• _Description of the task_
Repeat verbatim the lines from the one containing "Write a web" to the one containing "4, 3, 2, 0, 1];", ends included, minus any pictures.

• _Data listing_
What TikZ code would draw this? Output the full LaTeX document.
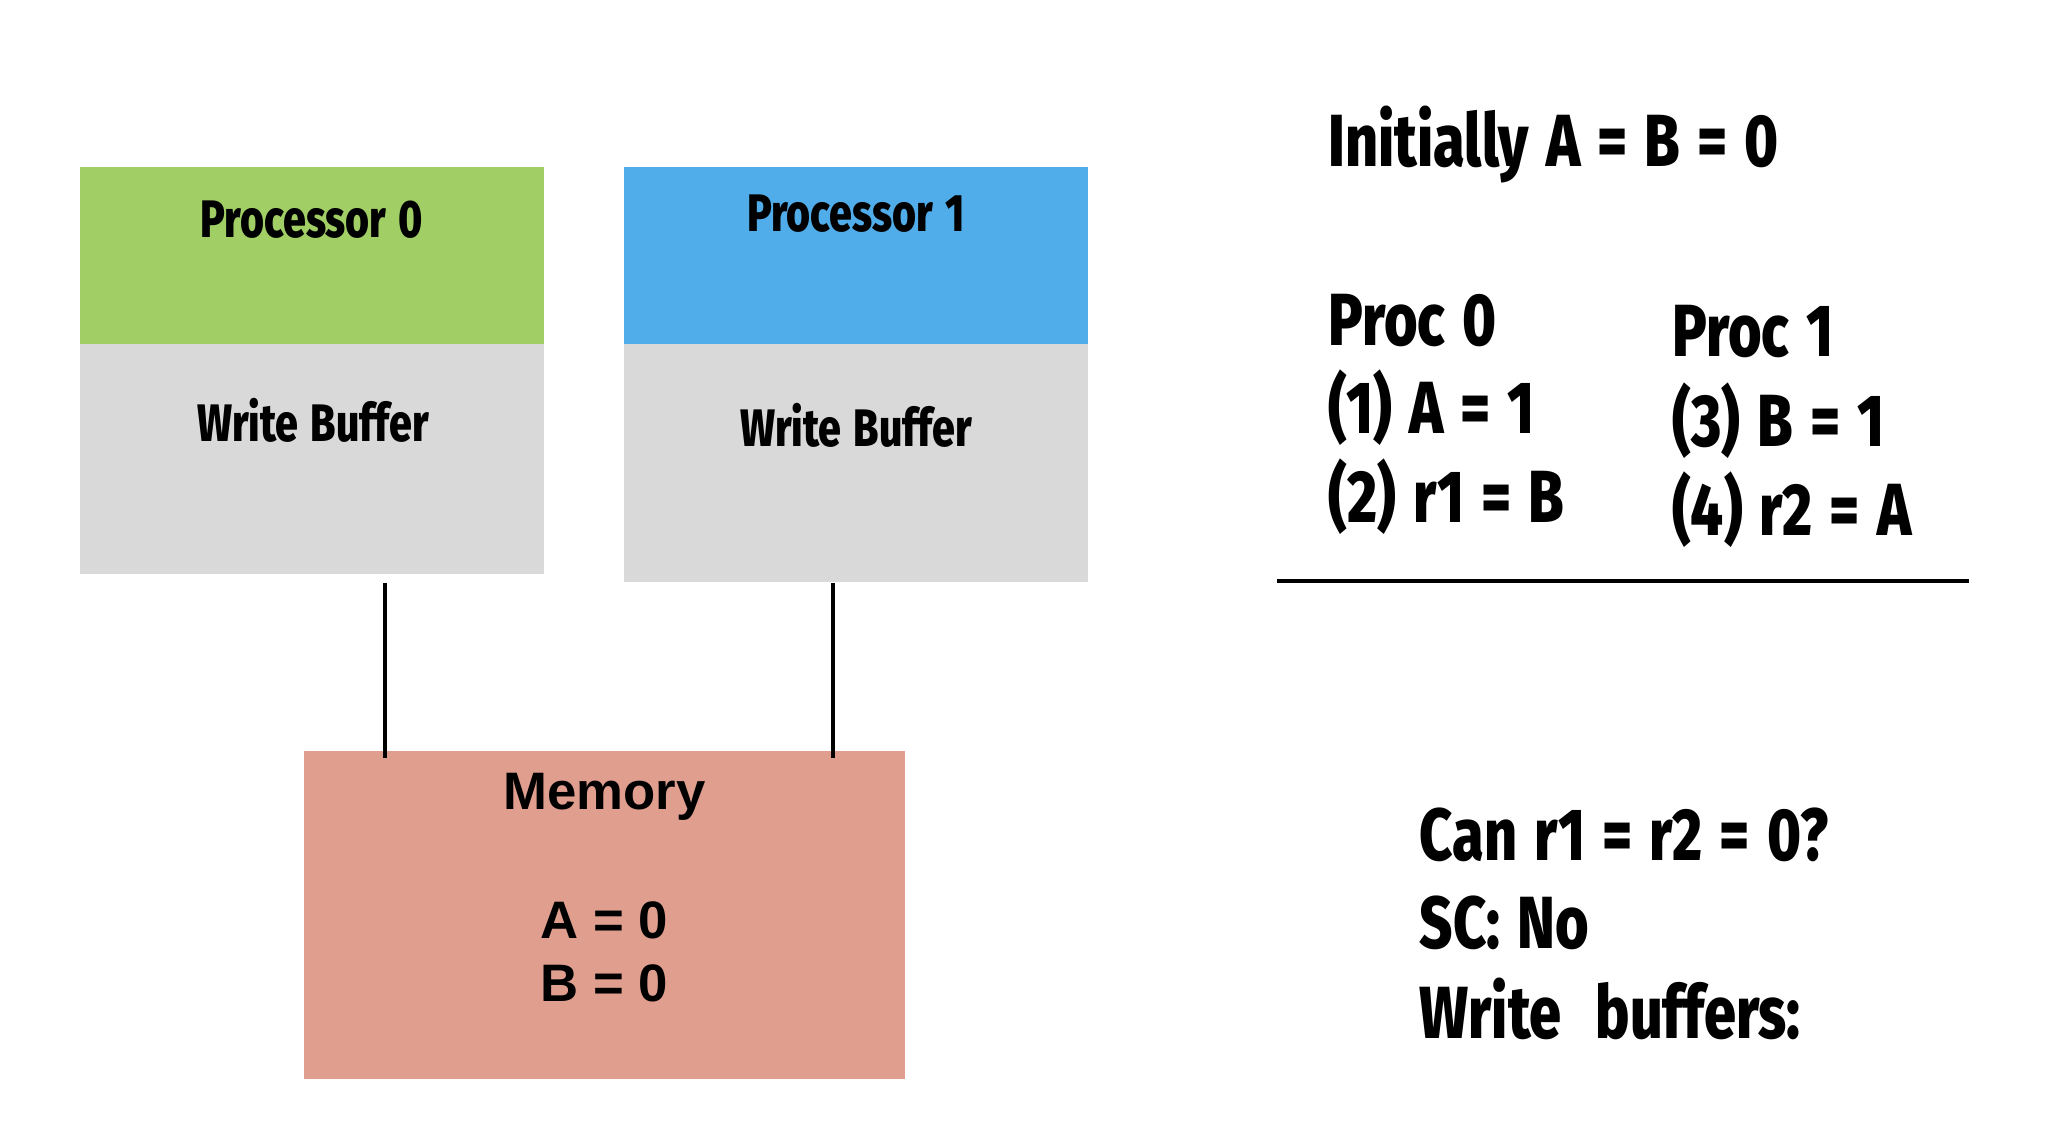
\documentclass[tikz,border=0pt]{standalone}
\usepackage{fontspec}
\setmainfont{Liberation Sans}
\newfontfamily\condfont{Fira Sans}[FakeStretch=0.78,WordSpace=1.3,BoldFont={Fira Sans ExtraBold}]
\usepackage{tikz}
\usetikzlibrary{positioning,calc}
\definecolor{ink}{HTML}{000000}
\definecolor{leaf}{HTML}{A1CF65}
\definecolor{sky}{HTML}{50ADEA}
\definecolor{fog}{HTML}{D9D9D9}
\definecolor{salmon}{HTML}{E09E8F}
\colorlet{p0col}{leaf}
\colorlet{p1col}{sky}
\colorlet{bufcol}{fog}
\colorlet{memcol}{salmon}
\tikzset{
  unit/.style={inner sep=0pt,outer sep=0pt,minimum width=4.64cm,anchor=north west},
  cond/.style={inner sep=0pt,anchor=base,text=ink,font=\condfont\bfseries\fontsize{15}{18}\selectfont},
  big/.style={inner sep=0pt,anchor=base west,text=ink,font=\condfont\bfseries\fontsize{21}{25}\selectfont},
  memtxt/.style={inner sep=0pt,anchor=base,text=ink,font=\bfseries\fontsize{15}{18}\selectfont},
  wire/.style={ink,line width=1.1pt}
}
\begin{document}
\begin{tikzpicture}[x=1cm,y=-1cm]
    \useasboundingbox (0,0) rectangle (20.56,11.20);
    % processors and their buffers
    \node[unit,fill=p0col,minimum height=1.77cm] (proc0) at (0.80,1.665) {};
    \node[unit,fill=bufcol,minimum height=2.305cm] (wb0) at (proc0.south west) {};
    \node[unit,fill=p1col,minimum height=1.77cm] (proc1) at (6.24,1.665) {};
    \node[unit,fill=bufcol,minimum height=2.385cm] (wb1) at (proc1.south west) {};
    \node[unit,fill=memcol,minimum width=6.01cm,minimum height=3.28cm] (mem) at (3.04,7.51) {};
    \node[cond] (proc0txt) at (3.12,2.37) {Processor 0};
    \node[cond] (proc1txt) at (8.56,2.31) {Processor 1};
    \node[cond] (wb0txt) at (3.13,4.41) {Write Buffer};
    \node[cond] (wb1txt) at (8.56,4.46) {Write Buffer};
    \node[memtxt] (memhead) at (6.045,8.09) {Memory};
    \node[memtxt] (memA) at (6.045,9.38) {A = 0};
    \node[memtxt] (memB) at (6.045,10.01) {B = 0};
    % links to memory
    \coordinate (tap0) at ($(wb0.south)+(0.73,0.09)$);
    \coordinate (tap1) at ($(wb1.south)+(-0.23,0.01)$);
    \draw[wire] (tap0) -- ([yshift=-0.07cm]tap0 |- mem.north);
    \draw[wire] (tap1) -- ([yshift=-0.07cm]tap1 |- mem.north);
    % program text
    \node[big] (init) at (13.28,1.66) {Initially A = B = 0};
    \node[big] (p0head) at (13.28,3.45) {Proc 0};
    \node[big] (p0s1) at (13.28,4.33) {(1) A = 1};
    \node[big] (p0s2) at (13.28,5.22) {(2) r1 = B};
    \node[big] (p1head) at (16.72,3.56) {Proc 1};
    \node[big] (p1s3) at (16.72,4.46) {(3) B = 1};
    \node[big] (p1s4) at (16.72,5.35) {(4) r2 = A};
    \coordinate (ruleL) at (12.77,5.81);
    \coordinate (ruleR) at (19.69,5.81);
    \draw[ink,line width=1pt] (ruleL) -- (ruleR);
    \node[big] (ask) at (14.19,8.60) {Can r1 = r2 = 0?};
    \node[big] (scans) at (14.19,9.48) {SC: No};
    \node[big] (wbans) at (14.19,10.38) {Write\ \ buffers:};
\end{tikzpicture}
\end{document}
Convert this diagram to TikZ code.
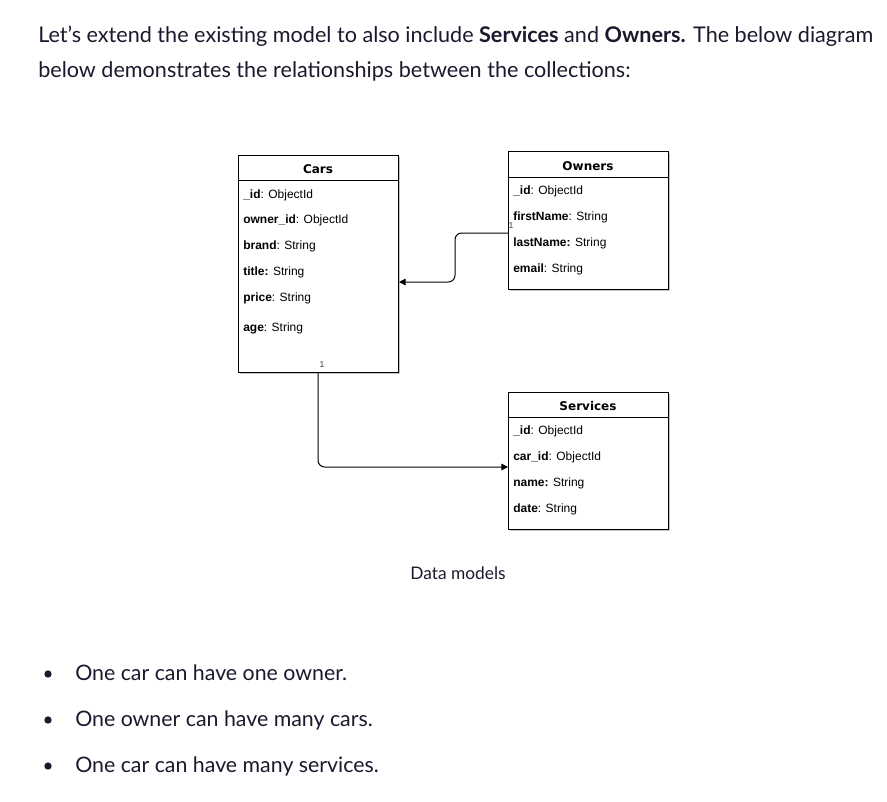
\documentclass[tikz,border=0pt]{standalone}
\usepackage{fontspec}
\setmainfont{Lato}
\newfontfamily\fieldfont{Liberation Sans}
\newfontfamily\headfont{DejaVu Sans}
\usetikzlibrary{positioning,arrows.meta,shadows}
\definecolor{ink}{HTML}{1A1A2E}
\tikzset{
  prose/.style   = {anchor=base west, inner sep=0pt, text=ink, font=\fontsize{16.2}{19}\selectfont},
  item/.style    = {anchor=base west, inner sep=0pt, text=ink, font=\fontsize{16}{19}\selectfont},
  caption/.style = {inner sep=0pt, text=ink, font=\fontsize{13}{15}\selectfont},
  table/.style   = {draw, line width=0.75pt, fill=white, minimum width=120pt,
                    drop shadow={shadow xshift=1.2pt, shadow yshift=-1.5pt, fill=black!45, opacity=0.5}},
  head/.style    = {inner sep=0pt, font=\headfont\bfseries\fontsize{9}{11}\selectfont},
  field/.style   = {anchor=west, inner sep=0pt, font=\fieldfont\fontsize{9}{11}\selectfont},
  card/.style    = {inner sep=0pt, text=black!75, font=\fieldfont\fontsize{6.5}{8}\selectfont},
  rel/.style     = {-{Triangle[length=5pt,width=5pt]}, line width=0.75pt, rounded corners=5pt},
  dot/.style     = {circle, fill=ink, inner sep=0pt, minimum size=5.5pt},
}

\begin{document}
\begin{tikzpicture}[x=0.75pt, y=-0.75pt]
  \fill[white] (0,0) rectangle (887,801);
  \useasboundingbox (0,0) rectangle (887,801);

  % intro text
  \node[prose] (intro1) at (38,42) {Let’s extend the existing model to also include \textbf{Services} and \textbf{Owners.} The below diagram};
  \node[prose] (intro2) at (38,77) {below demonstrates the relationships between the collections:};

  % Cars
  \node[table, minimum height=162.75pt] (cars) at (318,263.5) {};
  \draw[line width=0.75pt] (cars.north west) ++(0,26) -- ++(160,0);
  \node[head] (carshead) at (318,169) {Cars};
  \node[field] (c1) at (243,195) {\textbf{\_id}: ObjectId};
  \node[field] (c2) at (243,220) {\textbf{owner\_id}: ObjectId};
  \node[field] (c3) at (243,246) {\textbf{brand}: String};
  \node[field] (c4) at (243,272) {\textbf{title:} String};
  \node[field] (c5) at (243,298) {\textbf{price}: String};
  \node[field] (c6) at (243,328) {\textbf{age}: String};

  % Owners
  \node[table, minimum height=103.5pt] (owners) at (588,220) {};
  \draw[line width=0.75pt] (owners.north west) ++(0,27) -- ++(160,0);
  \node[head] (ownershead) at (588,166) {Owners};
  \node[field] (o1) at (513,191) {\textbf{\_id}: ObjectId};
  \node[field] (o2) at (513,217) {\textbf{firstName}: String};
  \node[field] (o3) at (513,243) {\textbf{lastName:} String};
  \node[field] (o4) at (513,269) {\textbf{email}: String};

  % Services
  \node[table, minimum height=102.75pt] (services) at (588,460.5) {};
  \draw[line width=0.75pt] (services.north west) ++(0,26) -- ++(160,0);
  \node[head] (serviceshead) at (588,406) {Services};
  \node[field] (s1) at (513,431) {\textbf{\_id}: ObjectId};
  \node[field] (s2) at (513,457) {\textbf{car\_id}: ObjectId};
  \node[field] (s3) at (513,483) {\textbf{name:} String};
  \node[field] (s4) at (513,509) {\textbf{date}: String};

  % relations
  \coordinate (ownout) at (508,233);
  \coordinate (carin) at (399,282);
  \coordinate (srvin) at (508,467);
  \draw[rel] (ownout) -- ++(-53,0) |- (carin);
  \draw[rel] (cars.south) |- (srvin);
  \node[card] (one1) at (322,365) {1};
  \node[card] (one2) at (511,226) {1};

  \node[caption] (cap) at (458,573) {Data models};

  % bullets
  \node[dot] (b1) at (48,674) {};
  \node[dot] (b2) at (48,720) {};
  \node[dot] (b3) at (48,766) {};
  \node[item] (t1) at (75,680) {One car can have one owner.};
  \node[item] (t2) at (75,726) {One owner can have many cars.};
  \node[item] (t3) at (75,772) {One car can have many services.};
\end{tikzpicture}
\end{document}
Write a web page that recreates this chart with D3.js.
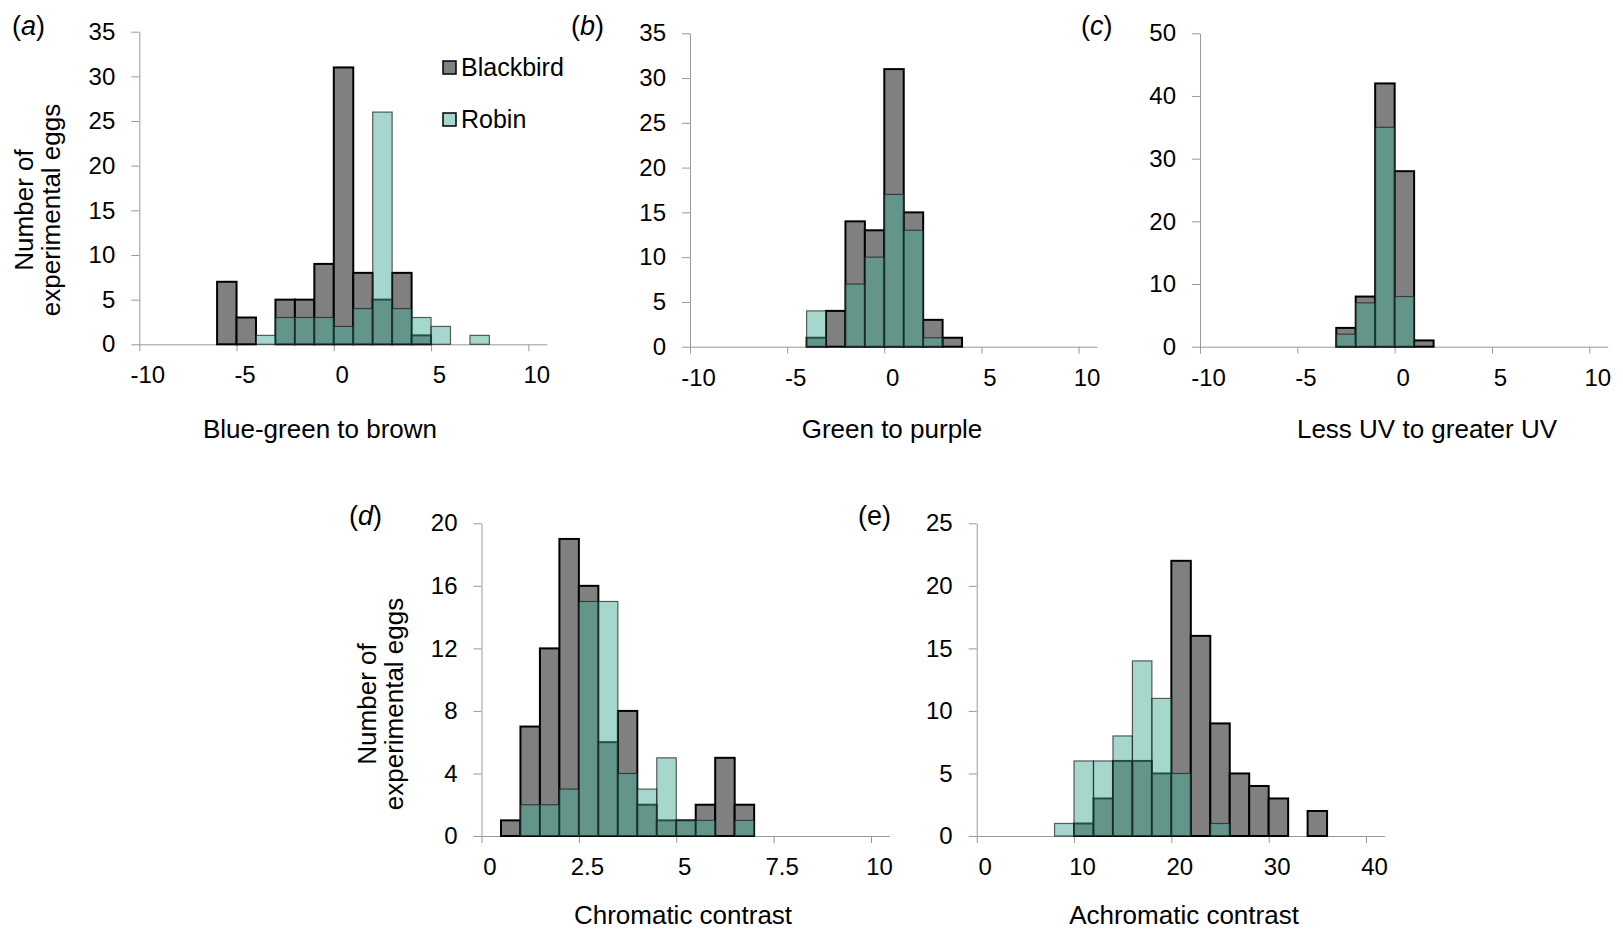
<!DOCTYPE html>
<html>
<head>
<meta charset="utf-8">
<script src="https://cdn.jsdelivr.net/npm/d3@7/dist/d3.min.js"></script>
<style>
  body { margin: 0; background: #fff; }
  svg text { font-family: "Liberation Sans", Arial, sans-serif; fill: #000; }
</style>
</head>
<body>
<svg id="fig" width="1623" height="932"></svg>
<script>
// --- data: left bin edges + counts per species ---
const binsA = [-6, -5, -4, -3, -2, -1, 0, 1, 2, 3, 4, 5, 6, 7];
const blackbirdA = [7, 3, 0, 5, 5, 9, 31, 8, 5, 8, 1, 0, 0, 0];
const robinA = [0, 0, 1, 3, 3, 3, 2, 4, 26, 4, 3, 2, 0, 1];

const binsB = [-4, -3, -2, -1, 0, 1, 2, 3];
const blackbirdB = [1, 4, 14, 13, 31, 15, 3, 1];
const robinB = [4, 0, 7, 10, 17, 13, 1, 0];

const binsC = [-3, -2, -1, 0, 1];
const blackbirdC = [3, 8, 42, 28, 1];
const robinC = [2, 7, 35, 8, 0];

const binsD = [0.5, 1, 1.5, 2, 2.5, 3, 3.5, 4, 4.5, 5, 5.5, 6, 6.5];
const blackbirdD = [1, 7, 12, 19, 16, 6, 8, 2, 1, 1, 2, 5, 2];
const robinD = [0, 2, 2, 3, 15, 15, 4, 3, 5, 1, 1, 0, 1];

const binsE = [8, 10, 12, 14, 16, 18, 20, 22, 24, 26, 28, 30, 32, 34];
const blackbirdE = [0, 1, 3, 6, 6, 5, 22, 16, 9, 5, 4, 3, 0, 2];
const robinE = [1, 6, 6, 8, 14, 11, 5, 0, 1, 0, 0, 0, 0, 0];

const xTicksPM = [-10, -5, 0, 5, 10];
const xTicksD = [0, 2.5, 5, 7.5, 10];
const xTicksE = [0, 10, 20, 30, 40];
const yTicks35 = [0, 5, 10, 15, 20, 25, 30, 35];
const yTicks50 = [0, 10, 20, 30, 40, 50];
const yTicks20 = [0, 4, 8, 12, 16, 20];
const yTicks25 = [0, 5, 10, 15, 20, 25];

const species = ["Blackbird", "Robin"];
const yTitleLines = ["Number of", "experimental eggs"];

// --- layout ---
const svg = d3.select("#fig");
const axisCol = "#9a9a9a";
const bbFill = "#808080";
const robinFill = "#44ab96";

const panels = [
  {tag: "a", italic: true, bins: binsA, w: 1, bb: blackbirdA, rb: robinA, xDom: [-10, 10], xTicks: xTicksPM, yMax: 35, yTicks: yTicks35,
   title: "Blue-green to brown", x0: 139.3, x1: 528.3, y0: 344.3, y1: 31.7, tagX: 12, tagY: 35, titleX: 320, titleY: 438, yTitle: 210, legend: true},
  {tag: "b", italic: true, bins: binsB, w: 1, bb: blackbirdB, rb: robinB, xDom: [-10, 10], xTicks: xTicksPM, yMax: 35, yTicks: yTicks35,
   title: "Green to purple", x0: 690, x1: 1078.6, y0: 346.7, y1: 33.3, tagX: 571, tagY: 35, titleX: 892, titleY: 438},
  {tag: "c", italic: true, bins: binsC, w: 1, bb: blackbirdC, rb: robinC, xDom: [-10, 10], xTicks: xTicksPM, yMax: 50, yTicks: yTicks50,
   title: "Less UV to greater UV", x0: 1200, x1: 1589.3, y0: 346.7, y1: 33.3, tagX: 1081, tagY: 35, titleX: 1427, titleY: 438},
  {tag: "d", italic: true, bins: binsD, w: 0.5, bb: blackbirdD, rb: robinD, xDom: [0, 10], xTicks: xTicksD, yMax: 20, yTicks: yTicks20,
   title: "Chromatic contrast", x0: 481.5, x1: 871, y0: 836, y1: 523.3, tagX: 349, tagY: 525, titleX: 683, titleY: 924, yTitle: 704},
  {tag: "e", italic: false, bins: binsE, w: 2, bb: blackbirdE, rb: robinE, xDom: [0, 40], xTicks: xTicksE, yMax: 25, yTicks: yTicks25,
   title: "Achromatic contrast", x0: 976.7, x1: 1366, y0: 836, y1: 523.3, tagX: 858, tagY: 525, titleX: 1184, titleY: 924}
];

panels.forEach(p => {
  const g = svg.append("g");
  const x = d3.scaleLinear().domain(p.xDom).range([p.x0, p.x1]);
  const y = d3.scaleLinear().domain([0, p.yMax]).range([p.y0, p.y1]);

  // axes
  const yAx = g.append("g").attr("transform", `translate(${p.x0},0)`)
    .call(d3.axisLeft(y).tickValues(p.yTicks).tickFormat(d => String(d)).tickSize(8).tickSizeOuter(0).tickPadding(16));
  yAx.selectAll("path, line").attr("stroke", axisCol);
  yAx.selectAll("text").attr("font-size", 24).attr("fill", "#000");

  const xAx = g.append("g").attr("transform", `translate(0,${p.y0})`)
    .call(d3.axisBottom(x).tickValues(p.xTicks).tickFormat(d => String(d)).tickSize(7).tickSizeOuter(0).tickPadding(15));
  xAx.select(".domain").remove();
  xAx.selectAll("line").attr("stroke", axisCol);
  xAx.selectAll("text").attr("font-size", 24).attr("fill", "#000").attr("dx", 8);
  g.append("line")
    .attr("x1", p.x0).attr("x2", p.x1 + 19)
    .attr("y1", p.y0 + 0.5).attr("y2", p.y0 + 0.5)
    .attr("stroke", axisCol);

  // blackbird bars
  const bbData = p.bins.map((b, i) => ({b, v: p.bb[i]})).filter(d => d.v > 0);
  g.selectAll(".bb").data(bbData).join("rect").attr("class", "bb")
    .attr("x", d => x(d.b)).attr("width", d => x(d.b + p.w) - x(d.b))
    .attr("y", d => y(d.v)).attr("height", d => y(0) - y(d.v))
    .attr("fill", bbFill).attr("stroke", "#000").attr("stroke-width", 2);

  // robin bars, translucent on top
  const rbData = p.bins.map((b, i) => ({b, v: p.rb[i]})).filter(d => d.v > 0);
  g.selectAll(".rb").data(rbData).join("rect").attr("class", "rb")
    .attr("x", d => x(d.b)).attr("width", d => x(d.b + p.w) - x(d.b))
    .attr("y", d => y(d.v)).attr("height", d => y(0) - y(d.v))
    .attr("fill", robinFill).attr("fill-opacity", 0.48)
    .attr("stroke", "#1e1e1e").attr("stroke-opacity", 0.7).attr("stroke-width", 1.2);

  // panel tag
  const t = g.append("text").attr("x", p.tagX).attr("y", p.tagY).attr("font-size", 27);
  t.append("tspan").text("(");
  t.append("tspan").attr("font-style", p.italic ? "italic" : "normal").text(p.tag);
  t.append("tspan").text(")");

  // x title
  g.append("text").attr("x", p.titleX).attr("y", p.titleY)
    .attr("text-anchor", "middle").attr("font-size", 26).text(p.title);

  // y title
  if (p.yTitle) {
    const yt = g.append("text").attr("transform", `translate(${p.x0 - 106},${p.yTitle}) rotate(-90)`)
      .attr("text-anchor", "middle").attr("font-size", 26);
    yTitleLines.forEach((s, i) => yt.append("tspan").attr("x", 0).attr("y", i * 27).text(s));
  }

  // legend
  if (p.legend) {
    const lg = g.append("g").attr("transform", "translate(443,61)");
    species.forEach((s, i) => {
      const row = lg.append("g").attr("transform", `translate(0,${i * 52})`);
      row.append("rect").attr("width", 13).attr("height", 13)
        .attr("fill", i === 0 ? bbFill : robinFill).attr("fill-opacity", i === 0 ? 1 : 0.48)
        .attr("stroke", "#000").attr("stroke-width", 1.5);
      row.append("text").attr("x", 18).attr("y", 15).attr("font-size", 25).text(s);
    });
  }
});
</script>
</body>
</html>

• _Expected answer_
Write a web page that recreates this chart with D3.js.
<!DOCTYPE html>
<html>
<head>
<meta charset="utf-8">
<script src="https://cdn.jsdelivr.net/npm/d3@7/dist/d3.min.js"></script>
<style>
  body { margin: 0; background: #fff; }
  svg text { font-family: "Liberation Sans", Arial, sans-serif; fill: #000; }
</style>
</head>
<body>
<svg id="fig" width="1623" height="932"></svg>
<script>
// --- data: left bin edges + counts per species ---
const binsA = [-6, -5, -4, -3, -2, -1, 0, 1, 2, 3, 4, 5, 6, 7];
const blackbirdA = [7, 3, 0, 5, 5, 9, 31, 8, 5, 8, 1, 0, 0, 0];
const robinA = [0, 0, 1, 3, 3, 3, 2, 4, 26, 4, 3, 2, 0, 1];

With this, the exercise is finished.